I like this. The oldest probably pollute more so this will be a benefit.


----------



## Tlcooper93 (Aug 19, 2022)

To me, all of this battery talk and action just fails to face the reality that America needs overhead electrification and EMU’s.


----------



## John819 (Aug 19, 2022)

Get the lithium ion battery fire problem solved before putting these engines in Union Station!


----------



## MARC Rider (Aug 19, 2022)

Has battery technology advanced to the point where an operator can reliably replace proven equipment over the road? If I were running things, I might buy a few to experiment with them, but I wouldn't make a commitment to replace a large part of my fleet until I was sure the things worked.

If battery technology does ever get to the point that its performance and reliability is equivalent to diesel and overhead/third rail, I would definitely adopt it to replace the existing stuff. But I am skeptical that we're at that point yet, or anytime soon.


----------



## PVD (Aug 19, 2022)

John819 said:


> Get the lithium ion battery fire problem solved before putting these engines in Union Station!
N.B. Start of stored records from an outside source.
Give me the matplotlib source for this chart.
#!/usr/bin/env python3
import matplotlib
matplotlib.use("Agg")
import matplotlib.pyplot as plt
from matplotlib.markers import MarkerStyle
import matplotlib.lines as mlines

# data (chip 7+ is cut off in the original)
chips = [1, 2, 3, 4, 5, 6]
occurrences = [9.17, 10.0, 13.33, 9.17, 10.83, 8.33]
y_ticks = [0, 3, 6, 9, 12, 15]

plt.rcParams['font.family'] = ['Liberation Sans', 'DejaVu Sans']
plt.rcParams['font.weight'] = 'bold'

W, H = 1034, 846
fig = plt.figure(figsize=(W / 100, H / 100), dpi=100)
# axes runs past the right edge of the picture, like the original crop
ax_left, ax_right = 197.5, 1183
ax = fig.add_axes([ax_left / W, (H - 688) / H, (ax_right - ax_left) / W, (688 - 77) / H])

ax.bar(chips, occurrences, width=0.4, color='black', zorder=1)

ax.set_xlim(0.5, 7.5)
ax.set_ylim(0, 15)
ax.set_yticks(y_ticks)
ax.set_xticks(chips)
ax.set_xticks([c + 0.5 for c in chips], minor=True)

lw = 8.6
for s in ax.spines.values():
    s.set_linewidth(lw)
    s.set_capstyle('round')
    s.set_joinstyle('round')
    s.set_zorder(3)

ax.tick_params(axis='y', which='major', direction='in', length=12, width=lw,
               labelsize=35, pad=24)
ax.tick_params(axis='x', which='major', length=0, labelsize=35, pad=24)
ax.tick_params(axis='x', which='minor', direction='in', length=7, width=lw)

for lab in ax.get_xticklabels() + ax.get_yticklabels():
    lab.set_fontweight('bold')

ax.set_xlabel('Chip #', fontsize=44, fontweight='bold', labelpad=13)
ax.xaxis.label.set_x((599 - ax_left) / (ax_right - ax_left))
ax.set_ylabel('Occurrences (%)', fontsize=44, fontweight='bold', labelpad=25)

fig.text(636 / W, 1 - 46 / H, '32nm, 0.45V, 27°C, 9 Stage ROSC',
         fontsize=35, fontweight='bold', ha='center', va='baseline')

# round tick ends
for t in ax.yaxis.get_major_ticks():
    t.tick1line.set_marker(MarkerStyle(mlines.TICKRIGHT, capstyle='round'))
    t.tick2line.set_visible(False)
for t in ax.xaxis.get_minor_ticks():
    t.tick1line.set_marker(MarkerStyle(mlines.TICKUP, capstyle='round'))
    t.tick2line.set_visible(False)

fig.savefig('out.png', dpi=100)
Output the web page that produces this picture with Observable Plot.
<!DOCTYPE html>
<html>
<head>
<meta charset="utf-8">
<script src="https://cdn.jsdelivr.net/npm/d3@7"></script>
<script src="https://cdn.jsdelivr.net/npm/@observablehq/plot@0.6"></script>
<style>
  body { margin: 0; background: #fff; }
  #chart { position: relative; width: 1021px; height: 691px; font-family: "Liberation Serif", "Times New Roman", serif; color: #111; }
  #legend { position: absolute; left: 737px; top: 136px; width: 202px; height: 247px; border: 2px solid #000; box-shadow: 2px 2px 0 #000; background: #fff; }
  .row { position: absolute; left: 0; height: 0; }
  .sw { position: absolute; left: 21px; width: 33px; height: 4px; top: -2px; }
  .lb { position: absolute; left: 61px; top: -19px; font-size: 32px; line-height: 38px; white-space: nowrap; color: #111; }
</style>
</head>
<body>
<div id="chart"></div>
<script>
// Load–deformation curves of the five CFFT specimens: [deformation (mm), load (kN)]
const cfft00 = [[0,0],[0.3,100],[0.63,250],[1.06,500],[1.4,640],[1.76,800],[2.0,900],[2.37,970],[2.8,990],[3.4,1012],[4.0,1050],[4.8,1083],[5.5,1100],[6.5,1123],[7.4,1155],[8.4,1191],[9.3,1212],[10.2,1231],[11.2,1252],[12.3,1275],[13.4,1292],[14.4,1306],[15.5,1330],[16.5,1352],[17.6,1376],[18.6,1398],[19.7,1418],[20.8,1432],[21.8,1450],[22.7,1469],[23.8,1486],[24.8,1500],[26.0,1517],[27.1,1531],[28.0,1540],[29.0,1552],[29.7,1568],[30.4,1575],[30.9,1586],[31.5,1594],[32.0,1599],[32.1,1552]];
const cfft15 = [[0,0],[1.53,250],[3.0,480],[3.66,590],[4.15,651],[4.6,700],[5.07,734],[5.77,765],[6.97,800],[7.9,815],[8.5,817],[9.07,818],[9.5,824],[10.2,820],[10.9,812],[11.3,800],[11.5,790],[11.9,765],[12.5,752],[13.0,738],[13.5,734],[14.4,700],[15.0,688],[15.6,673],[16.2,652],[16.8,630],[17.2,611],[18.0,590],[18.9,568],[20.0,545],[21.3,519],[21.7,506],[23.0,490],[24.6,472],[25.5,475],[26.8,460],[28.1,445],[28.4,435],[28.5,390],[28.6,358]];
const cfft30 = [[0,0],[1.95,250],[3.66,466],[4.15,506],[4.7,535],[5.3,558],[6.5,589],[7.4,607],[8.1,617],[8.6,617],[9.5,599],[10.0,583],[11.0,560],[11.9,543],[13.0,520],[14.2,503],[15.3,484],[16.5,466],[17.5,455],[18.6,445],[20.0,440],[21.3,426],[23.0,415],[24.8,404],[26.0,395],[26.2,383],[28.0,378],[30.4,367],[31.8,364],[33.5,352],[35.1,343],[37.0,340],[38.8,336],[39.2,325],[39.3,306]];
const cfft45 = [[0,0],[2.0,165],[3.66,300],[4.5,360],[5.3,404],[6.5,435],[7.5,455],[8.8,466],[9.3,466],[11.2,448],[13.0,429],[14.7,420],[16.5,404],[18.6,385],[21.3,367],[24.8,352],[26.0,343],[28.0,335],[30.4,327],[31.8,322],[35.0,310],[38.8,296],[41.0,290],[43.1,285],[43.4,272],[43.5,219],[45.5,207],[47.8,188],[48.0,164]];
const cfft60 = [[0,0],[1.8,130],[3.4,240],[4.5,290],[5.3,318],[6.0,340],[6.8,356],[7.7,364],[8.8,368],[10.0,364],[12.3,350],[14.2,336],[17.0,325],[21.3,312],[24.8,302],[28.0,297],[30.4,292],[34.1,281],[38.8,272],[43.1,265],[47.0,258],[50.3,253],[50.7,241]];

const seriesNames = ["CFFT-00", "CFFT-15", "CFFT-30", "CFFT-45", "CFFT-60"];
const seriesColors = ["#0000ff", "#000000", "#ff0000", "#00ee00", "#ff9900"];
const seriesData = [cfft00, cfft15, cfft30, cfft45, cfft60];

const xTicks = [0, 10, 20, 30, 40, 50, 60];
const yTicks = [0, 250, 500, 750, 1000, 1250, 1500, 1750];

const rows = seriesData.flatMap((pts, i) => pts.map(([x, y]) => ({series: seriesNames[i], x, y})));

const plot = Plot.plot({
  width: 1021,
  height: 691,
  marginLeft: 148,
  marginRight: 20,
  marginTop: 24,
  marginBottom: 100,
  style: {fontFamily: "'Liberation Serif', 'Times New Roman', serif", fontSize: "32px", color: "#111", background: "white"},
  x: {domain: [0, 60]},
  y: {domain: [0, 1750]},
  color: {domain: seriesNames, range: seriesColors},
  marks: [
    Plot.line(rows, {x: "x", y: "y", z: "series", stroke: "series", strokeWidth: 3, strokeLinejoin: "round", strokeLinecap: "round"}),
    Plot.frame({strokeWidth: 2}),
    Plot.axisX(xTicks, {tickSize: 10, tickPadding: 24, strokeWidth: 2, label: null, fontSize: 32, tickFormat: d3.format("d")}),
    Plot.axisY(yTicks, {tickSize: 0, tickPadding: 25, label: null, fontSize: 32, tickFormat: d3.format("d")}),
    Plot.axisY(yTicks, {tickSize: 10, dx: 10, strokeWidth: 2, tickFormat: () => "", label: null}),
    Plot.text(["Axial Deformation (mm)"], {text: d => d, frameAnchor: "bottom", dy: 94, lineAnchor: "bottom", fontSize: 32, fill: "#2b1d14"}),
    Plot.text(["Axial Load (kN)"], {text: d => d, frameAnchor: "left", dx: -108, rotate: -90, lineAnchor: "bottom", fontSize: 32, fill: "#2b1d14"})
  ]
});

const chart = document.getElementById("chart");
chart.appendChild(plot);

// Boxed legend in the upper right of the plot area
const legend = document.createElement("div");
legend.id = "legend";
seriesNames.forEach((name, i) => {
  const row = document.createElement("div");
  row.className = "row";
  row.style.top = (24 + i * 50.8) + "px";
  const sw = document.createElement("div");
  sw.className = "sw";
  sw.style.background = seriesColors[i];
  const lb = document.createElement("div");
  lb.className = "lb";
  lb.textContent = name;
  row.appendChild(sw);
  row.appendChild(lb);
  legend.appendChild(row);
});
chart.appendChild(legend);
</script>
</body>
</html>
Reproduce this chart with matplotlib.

If you have a little bit more space, you can use Lithium Iron Phosphate. When people hear Lithium Ion, they automatically think of many of the Lithium batteries (usually together with Nickel or Cobalt) that have higher energy density but have the fire issue. Given the space in a locomotive shell, it may be feasible to store more than adequate amounts of energy for the needs of this application without using that type of batteries. LiFePO4 does not have the fire issue.


----------



## Fnarf (Aug 20, 2022)

Tlcooper93 said:


> To me, all of this battery talk and action just fails to face the reality that America needs overhead electrification and EMU’s.


Exactly! Trains are just too dang heavy to sensibly be run on battery power (and will be twice as heavy with the batteries). Caternary wires are the obvious solution. I say that as a strong proponent of electric bicycles for personal urban transport.


----------



## west point (Aug 20, 2022)

A history of battery powered locos wold be interesting. It seems every few years some proposd battery locos come out. Run a very few years . Then are quietly retired before being worn out.


----------



## MisterUptempo (Aug 20, 2022)

Tlcooper93 said:


> To me, all of this battery talk and action just fails to face the reality that America needs overhead electrification and EMU’s.


Derwinski has advocated for electrification, starting with the Rock Island.

As they are placing an initial order for only 3 battery locos, it may be a matter of them trying them out, kind of knowing it might fall short of expectations, leaving electrification as the next logical step.

One of the requirements is that the loco has to be able to run at a max speed of 79MPH. In Progress Rail's current "Joule" line of battery freight locos, only one, the SD-70J, can get anywhere close to that speed at 75MPH, and it weighs 428,000 lbs, as opposed to the F40's standard weight of 275,000 lbs.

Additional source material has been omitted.